The influence of laser re-melting and alloying on the structure and properties of the X40CrMov5-l steel surface layer

Abstract

This paper presents the results of laser re-melting and alloying parameters on the structure and properties of the surface layer of X40CrMoV5-1 hot work tool steels, using a high-power diode laser (HPDL). Investigation indicates the influence of the alloying carbides on the structure and properties of the surface layer of the steel, depending on the kind of alloying carbides and HPDL implemented.
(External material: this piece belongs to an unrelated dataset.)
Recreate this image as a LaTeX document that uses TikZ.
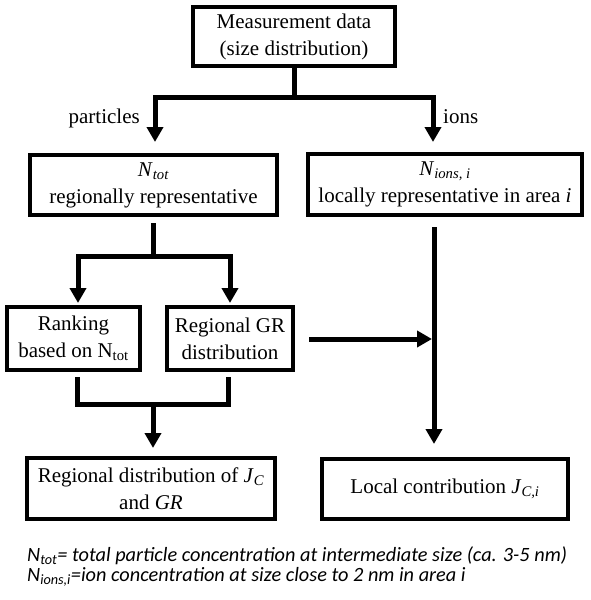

Laser alloying of the surface layer of the steel – without introducing alloying additions to the liquid molten metal pool and across the entire range of laser power used – causes a size reduction of the dendritic microstructure in the direction of crystallization, consistent with the direction the heat is being carried away from the laser beam's impact zone. Successful re-melting of the steel without introducing alloying additions into the liquid molten pool in the form of carbide powders causes a slight increase in the properties of the surface layer of the steel in comparison to analogical properties obtained through conventional heat treatment, depending on the laser beam power used for the re-melting. The increase in the hardness of the surface layer obtained throughout HPDL re-melting and alloying with carbides is accompanied by an increase in tribological properties, when compared to X40CrMoV5-1 steels processed with conventional heat treatment.